Il Vangelo con la vita, anche tra i contrasti
Nel
1970 passa a insegnare nella scuola governativa di Wajir, nel nord-est del
Kenya. Raggiunta da Maria Teresa Battistini e da altre missionarie laiche, dà
vita a una piccola comunità. Unica regola: «Gridare il Vangelo con la vita»,
secondo gli insegnamenti di un altro dei suoi maestri spirituali, Charles de
Foucauld, oggi Beato.
In
un paese esclusivamente musulmano, la loro presenza è non poco ostacolata:
spesso Annalena è raggiunta dalle pietre lanciate dai bambini del luogo, che
l’apostrofano come “pagana”. Un’altra volta viene aggredita e picchiata, ma
resiste. Con gli aiuti che arrivano da Forlì, porta avanti un orfanotrofio, poi
inizia ad occuparsi dei malati di tubercolosi, sviluppando perfino un nuovo
sistema di cura.

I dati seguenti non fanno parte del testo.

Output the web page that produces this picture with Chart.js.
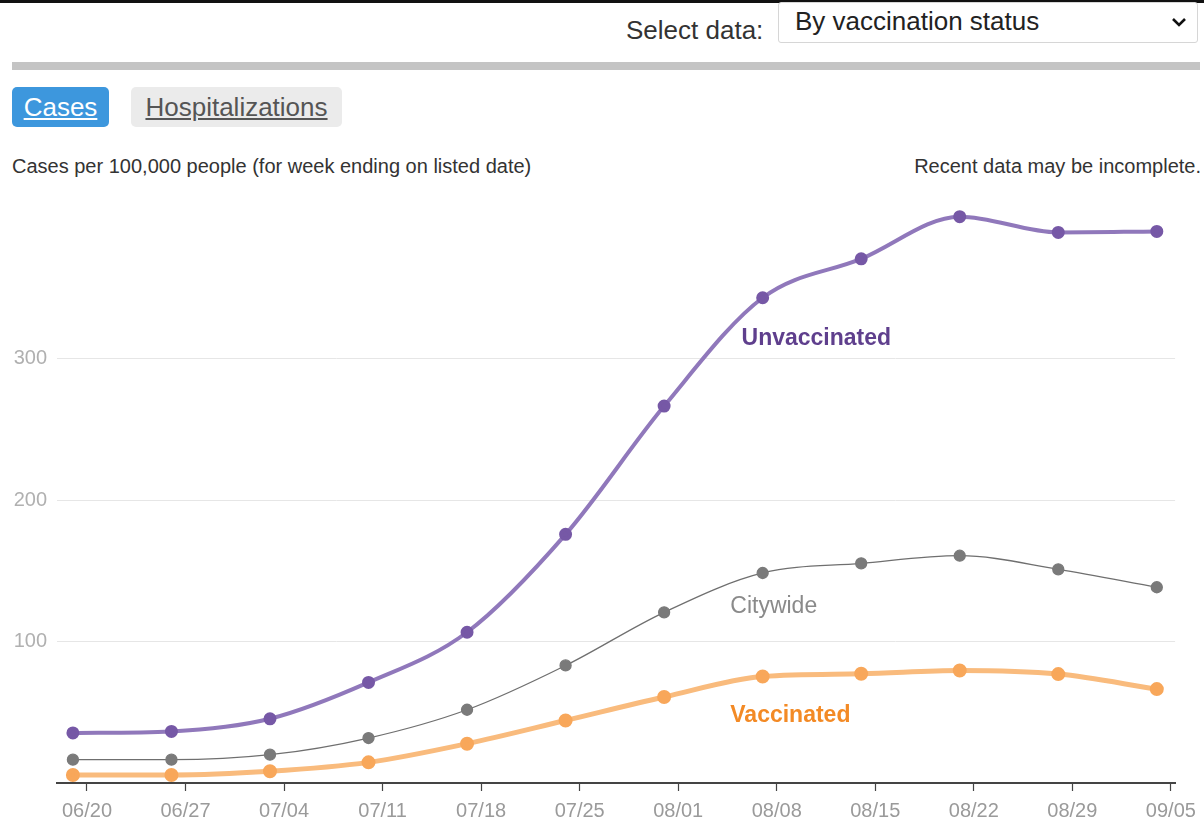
<!DOCTYPE html>
<html>
<head>
<meta charset="utf-8">
<script src="https://cdn.jsdelivr.net/npm/chart.js@4.4.0/dist/chart.umd.min.js"></script>
<style>
  html, body { margin: 0; padding: 0; background: #fff; }
  body {
    width: 1204px; height: 831px; position: relative; overflow: hidden;
    font-family: "Liberation Sans", Arial, sans-serif;
  }
  .abs { position: absolute; white-space: nowrap; }
  #topline { left: 0; top: 0; width: 1204px; height: 3px; background: #111; }
  #selLabel { left: 626px; top: 15px; font-size: 26px; line-height: 30px; color: #333; }
  #select {
    left: 778px; top: 2px; width: 420px; height: 41px;
    border: 1px solid #d6d6d6; border-radius: 3px; box-sizing: border-box;
  }
  #select span { position: absolute; left: 16px; top: 3px; font-size: 26px; line-height: 30px; color: #222; }
  #select svg { position: absolute; right: 10px; top: 13px; }
  #bar { left: 12px; top: 62px; width: 1188px; height: 8px; background: #c4c4c4; }
  .btn {
    top: 87px; height: 40px; border-radius: 5px; font-size: 26px; line-height: 40px;
    text-align: center; text-decoration: underline;
  }
  #btnCases { left: 12px; width: 97px; background: #3d97dd; color: #fff; }
  #btnHosp { left: 131px; width: 211px; background: #ebebeb; color: #555; }
  .note { top: 154px; font-size: 20px; line-height: 24px; color: #333; }
  #noteL { left: 12px; }
  #noteR { right: 3px; }
  #wrap { position: absolute; left: 0; top: 167px; width: 1204px; height: 664px; }
</style>
</head>
<body>
<div class="abs" id="topline"></div>
<div class="abs" id="selLabel">Select data:</div>
<div class="abs" id="select"><span>By vaccination status</span>
  <svg width="16" height="12" viewBox="0 0 16 12"><polyline points="2,3 8,9 14,3" fill="none" stroke="#111" stroke-width="2.6"/></svg>
</div>
<div class="abs" id="bar"></div>
<div class="abs btn" id="btnCases">Cases</div>
<div class="abs btn" id="btnHosp">Hospitalizations</div>
<div class="abs note" id="noteL">Cases per 100,000 people (for week ending on listed date)</div>
<div class="abs note" id="noteR">Recent data may be incomplete.</div>
<div id="wrap"><canvas id="chart"></canvas></div>

<script>
/* ================= DATA ================= */

// week-ending dates of each point (MM/DD, 2021)
const dates = ["06/19","06/26","07/03","07/10","07/17","07/24","07/31","08/07","08/14","08/21","08/28","09/04"];

const unvaccinated = [35.4, 36.5, 45.4, 71.1, 106.6, 175.8, 266.5, 343.1, 370.6, 400.4, 389.3, 390.0];
const citywide     = [16.5, 16.5, 20.0, 31.8, 51.8, 83.1, 120.7, 148.5, 155.3, 160.7, 151.1, 138.4];
const vaccinated   = [5.7, 5.7, 8.3, 14.6, 27.8, 44.2, 60.8, 75.3, 77.2, 79.5, 77.0, 66.4];

const xTickLabels = ["06/20","06/27","07/04","07/11","07/18","07/25","08/01","08/08","08/15","08/22","08/29","09/05"];
const yTicks = [100, 200, 300];

/* ================= HELPERS ================= */

const FONT = '"Liberation Sans", Arial, sans-serif';
const BASE = Date.UTC(2021, 5, 20);

// day offset from 06/20
function dayOf(s) {
  const [m, d] = s.split("/").map(Number);
  return (Date.UTC(2021, m - 1, d) - BASE) / 86400000;
}

const xs = dates.map(dayOf);
const tickDays = xTickLabels.map(dayOf);
const pts = vals => vals.map((v, i) => ({ x: xs[i], y: v }));

/* ================= LINE LABELS ================= */

const lineLabels = [
  { text: "Unvaccinated", x: 46.5, y: 314, color: "#5f3f8d", bold: true },
  { text: "Citywide",     x: 45.7, y: 124.5, color: "#8a8a8a", bold: false },
  { text: "Vaccinated",   x: 45.7, y: 47.5, color: "#f38a25", bold: true }
];

const labelPlugin = {
  id: "lineLabels",
  afterDatasetsDraw(chart) {
    const { ctx, scales: { x, y } } = chart;
    ctx.save();
    ctx.textBaseline = "middle";
    ctx.textAlign = "left";
    lineLabels.forEach(l => {
      ctx.font = `${l.bold ? "bold " : ""}23px ${FONT}`;
      ctx.fillStyle = l.color;
      ctx.fillText(l.text, x.getPixelForValue(l.x), y.getPixelForValue(l.y));
    });
    ctx.restore();
  }
};

/* ================= CHART ================= */

new Chart(document.getElementById("chart").getContext("2d"), {
  type: "line",
  data: {
    datasets: [
      {
        label: "Unvaccinated",
        data: pts(unvaccinated),
        borderColor: "#9078bb",
        backgroundColor: "#7658a6",
        pointBorderColor: "#7658a6",
        borderWidth: 4,
        pointRadius: 4.5
      },
      {
        label: "Citywide",
        data: pts(citywide),
        borderColor: "#6f6f6f",
        backgroundColor: "#7a7a7a",
        pointBorderColor: "#7a7a7a",
        borderWidth: 1.3,
        pointRadius: 5.5
      },
      {
        label: "Vaccinated",
        data: pts(vaccinated),
        borderColor: "#f9bb7d",
        backgroundColor: "#f8a75a",
        pointBorderColor: "#f8a75a",
        borderWidth: 5,
        pointRadius: 4.5
      }
    ]
  },
  options: {
    responsive: true,
    maintainAspectRatio: false,
    animation: false,
    cubicInterpolationMode: "monotone",
    layout: { padding: { top: 21, right: 26, left: 0, bottom: 0 } },
    elements: { point: { borderWidth: 1 } },
    plugins: { legend: { display: false }, tooltip: { enabled: false } },
    scales: {
      x: {
        type: "linear",
        min: -2.13,
        max: 77.3,
        afterBuildTicks: axis => { axis.ticks = tickDays.map(v => ({ value: v })); },
        afterFit: axis => { axis.height = 48; },
        border: { display: true, color: "#444", width: 2 },
        grid: { drawOnChartArea: false, drawTicks: true, tickLength: 8, tickColor: "#444", tickWidth: 1.2 },
        ticks: {
          autoSkip: false,
          maxRotation: 0,
          padding: 8,
          color: "#9a9a9a",
          font: { family: FONT, size: 20 },
          callback: (v, i) => xTickLabels[i]
        }
      },
      y: {
        min: 0,
        max: 420,
        afterBuildTicks: axis => { axis.ticks = yTicks.map(v => ({ value: v })); },
        afterFit: axis => { axis.width = 57; },
        border: { display: false },
        grid: { color: "#e6e6e6", lineWidth: 1, drawTicks: false },
        ticks: {
          padding: 10,
          color: "#b0b0b0",
          font: { family: FONT, size: 20 }
        }
      }
    }
  },
  plugins: [labelPlugin]
});
</script>
</body>
</html>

Tuttavia, per aver denunciato il massacro avvenuto il 10 febbraio
1984 all’aeroporto di Wagalla, viene espulsa dal Paese come “persona non
gradita”; la comunità di laiche missionarie si disperde.
Si
ferma per un po’ in Italia per curare suo padre in fin di vita, poi riparte.

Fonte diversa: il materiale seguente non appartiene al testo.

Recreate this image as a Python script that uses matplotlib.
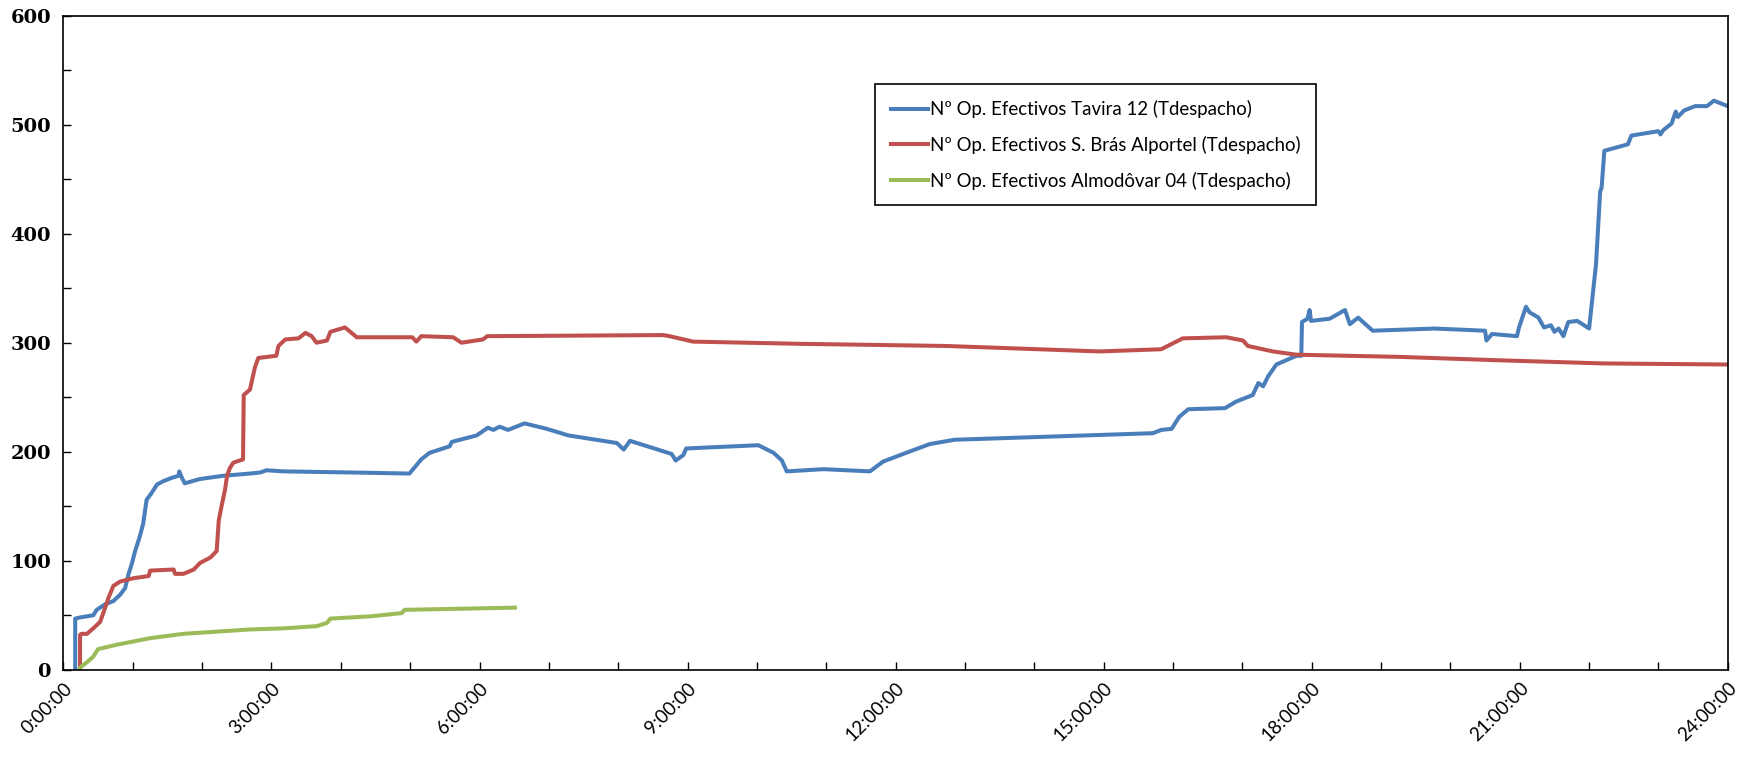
import matplotlib
matplotlib.use('Agg')
import matplotlib.pyplot as plt
from matplotlib.ticker import MultipleLocator, FuncFormatter

# hours since midnight, number of operations
tavira_h = [0.17, 0.17, 0.24, 0.43, 0.48, 0.60, 0.72, 0.82, 0.89, 0.94, 0.99, 1.03,
            1.10, 1.15, 1.20, 1.27, 1.35, 1.44, 1.56, 1.66, 1.67, 1.71, 1.75, 1.97,
            2.31, 2.69, 2.84, 2.93, 3.17, 4.13, 4.99, 5.16, 5.28, 5.57, 5.60, 5.96,
            6.12, 6.20, 6.29, 6.41, 6.65, 6.97, 7.28, 7.98, 8.08, 8.17, 8.77, 8.83,
            8.94, 8.98, 10.02, 10.24, 10.36, 10.43, 10.96, 11.63, 11.82, 12.11, 12.49,
            12.85, 15.71, 15.83, 15.98, 16.09, 16.22, 16.75, 16.91, 17.15, 17.23, 17.30,
            17.37, 17.49, 17.78, 17.85, 17.86, 17.94, 17.97, 17.99, 18.26, 18.48, 18.55,
            18.67, 18.88, 19.77, 20.50, 20.52, 20.60, 20.96, 20.99, 21.09, 21.14, 21.27,
            21.35, 21.45, 21.50, 21.56, 21.63, 21.70, 21.83, 22.00, 22.10, 22.16, 22.18,
            22.22, 22.39, 22.56, 22.61, 23.00, 23.03, 23.07, 23.19, 23.25, 23.28, 23.37,
            23.53, 23.70, 23.80, 24.00]
tavira_v = [0, 47, 48, 50, 55, 60, 63, 69, 75, 88, 98, 108,
            122, 134, 156, 162, 170, 173, 176, 178, 182, 176, 171, 175,
            178, 180, 181, 183, 182, 181, 180, 193, 199, 205, 209, 215,
            222, 220, 223, 220, 226, 221, 215, 208, 202, 210, 198, 192,
            197, 203, 206, 199, 192, 182, 184, 182, 191, 198, 207,
            211, 217, 220, 221, 232, 239, 240, 246, 252, 263, 260,
            269, 280, 288, 288, 319, 322, 330, 320, 322, 330, 317,
            323, 311, 313, 311, 302, 308, 306, 314, 333, 328, 323,
            314, 316, 310, 313, 306, 319, 320, 313, 372, 439, 442,
            476, 479, 482, 490, 494, 491, 495, 501, 512, 507, 513,
            517, 517, 522, 517]

bras_h = [0.24, 0.24, 0.26, 0.34, 0.43, 0.53, 0.58, 0.65, 0.72, 0.82, 1.01, 1.23,
          1.25, 1.59, 1.61, 1.73, 1.88, 1.97, 2.12, 2.21, 2.24, 2.28, 2.33, 2.36,
          2.40, 2.45, 2.59, 2.60, 2.69, 2.76, 2.81, 3.07, 3.10, 3.20, 3.39, 3.49,
          3.58, 3.65, 3.80, 3.85, 4.06, 4.23, 5.03, 5.09, 5.16, 5.62, 5.74, 6.05,
          6.11, 8.65, 8.74, 9.08, 10.61, 12.74, 14.94, 15.83, 16.14, 16.77, 17.01,
          17.08, 17.44, 17.78, 19.27, 20.64, 22.20, 24.00]
bras_v = [0, 32, 33, 33, 38, 44, 53, 66, 77, 81, 84, 86,
          91, 92, 88, 88, 92, 98, 103, 109, 137, 150, 165, 178,
          185, 190, 193, 252, 257, 277, 286, 288, 297, 303, 304, 309,
          306, 300, 302, 310, 314, 305, 305, 301, 306, 305, 300, 303,
          306, 307, 306, 301, 299, 297, 292, 294, 304, 305, 302,
          297, 292, 289, 287, 284, 281, 280]

almo_h = [0.24, 0.34, 0.43, 0.50, 0.77, 1.25, 1.73, 2.21, 2.69, 3.17, 3.65, 3.80,
          3.85, 4.42, 4.88, 4.92, 6.51]
almo_v = [2, 7, 12, 19, 23, 29, 33, 35, 37, 38, 40, 43,
          47, 49, 52, 55, 57]

labels = ['Nº Op. Efectivos Tavira 12 (Tdespacho)',
          'Nº Op. Efectivos S. Brás Alportel (Tdespacho)',
          'Nº Op. Efectivos Almodôvar 04 (Tdespacho)']
colors = ['#4A7EBB', '#C0504D', '#9BBB59']

fig = plt.figure(figsize=(17.47, 7.62), dpi=100)
ax = fig.add_axes([0.0363, 0.121, 0.9527, 0.8585])

ax.plot(tavira_h, tavira_v, color=colors[0], lw=2.9, label=labels[0])
ax.plot(bras_h, bras_v, color=colors[1], lw=2.9, label=labels[1])
ax.plot(almo_h, almo_v, color=colors[2], lw=2.9, label=labels[2])

ax.set_xlim(0, 24)
ax.set_ylim(0, 600)

ax.xaxis.set_major_locator(MultipleLocator(3))
ax.xaxis.set_minor_locator(MultipleLocator(1))
ax.yaxis.set_major_locator(MultipleLocator(100))
ax.yaxis.set_minor_locator(MultipleLocator(50))
ax.xaxis.set_major_formatter(FuncFormatter(lambda x, pos: f'{int(round(x))}:00:00'))

ax.tick_params(axis='both', which='both', direction='in', length=6, width=1)
ax.tick_params(axis='x', pad=7)
ax.tick_params(axis='y', pad=9)
for lab in ax.get_xticklabels():
    lab.set_rotation(45)
    lab.set_ha('right')
    lab.set_va('top')
    lab.set_rotation_mode('anchor')
    lab.set_fontfamily('Lato')
    lab.set_fontsize(13.5)
for lab in ax.get_yticklabels():
    lab.set_fontfamily('DejaVu Serif')
    lab.set_fontweight('bold')
    lab.set_fontsize(14)

for sp in ax.spines.values():
    sp.set_linewidth(1.2)

leg = ax.legend(loc='upper left', bbox_to_anchor=(0.4875, 0.895), borderaxespad=0,
                fancybox=False, edgecolor='black', framealpha=1,
                prop={'family': 'Lato', 'size': 13.4}, handlelength=2.0,
                handletextpad=0.1, labelspacing=0.95, borderpad=0.85)
leg.get_frame().set_linewidth(1.2)

fig.savefig('out.png', dpi=100)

Destinazione: la Somalia, dove di lì a poco scoppia la guerra civile. «Il cuore
è sgomento», scrive a suor Laurentia, Missionaria della Consolata, «il mio
essere tutto come accartocciato, stretta in una morsa che non concede respiro
eccetto che nei rari momenti in cui mi immergo beata nel sorriso di un bimbo,
negli occhi buoni e mansueti di un adulto […], nel sorriso timido di un piccino
tubercoloso che già torna alla vita».
Tra eremo e missione
Annalena
sa quale sia la radice di quest’attività, a volte logorante: la preghiera
contemplativa, la meditazione, l’adorazione eucaristica... quando possibile.
Nei suoi ritorni in Italia frequenta l’eremo di Cerbaiolo, tra Toscana e
Romagna, o quello di Spello, o ancora a Campello sul Clitunno. Sente
costantemente la tensione verso una vita più ritirata, ma il pensiero dei suoi
somali la spinge a tornare da loro.
Fonda
un ospedale a Merka, che dall’agosto 1994 passa alla Caritas Italiana. Due anni
dopo, l’Organizzazione Mondiale della Sanità le affida un progetto a Borama: lì
organizza scuole, ma inizia anche a lottare contro le mutilazioni genitali
femminili, sostenuta da alcune donne, ma anche da qualche capo religioso
musulmano. Gli altri continuano a guardarla con sospetto, mentre le minacce
continuano.
Il martirio in preventivo
Col
tempo, Annalena ha imparato a tenere in conto la prospettiva di una morte
violenta. Ne sono prova alcune sue parole in un’altra lettera: «La mia morte,
la mia malattia, il mio dolore non sono assolutamente diversi dalla morte,
dalla malattia, dal dolore di uno di questi adulti e dei bambini che muoiono
sotto i nostri occhi ogni giorno, sul gradino di casa nostra. […] Potessi io
vivere e morire d’amore. Mi sarà dato?».
Questo
suo desiderio si è concretizzato domenica 5 ottobre 2003, verso sera. Gli
infermieri che l’accompagnano, durante l’ultima visita della giornata agli ammalati
dell’ospedale di Borama, sentono uno sparo: lei è a terra, riversa nel suo
sangue. I tentativi per salvarla non servono a nulla: muore alle 21.15. Ha 60
anni, vissuti per quelli che chiamava “brandelli di umanità ferita”.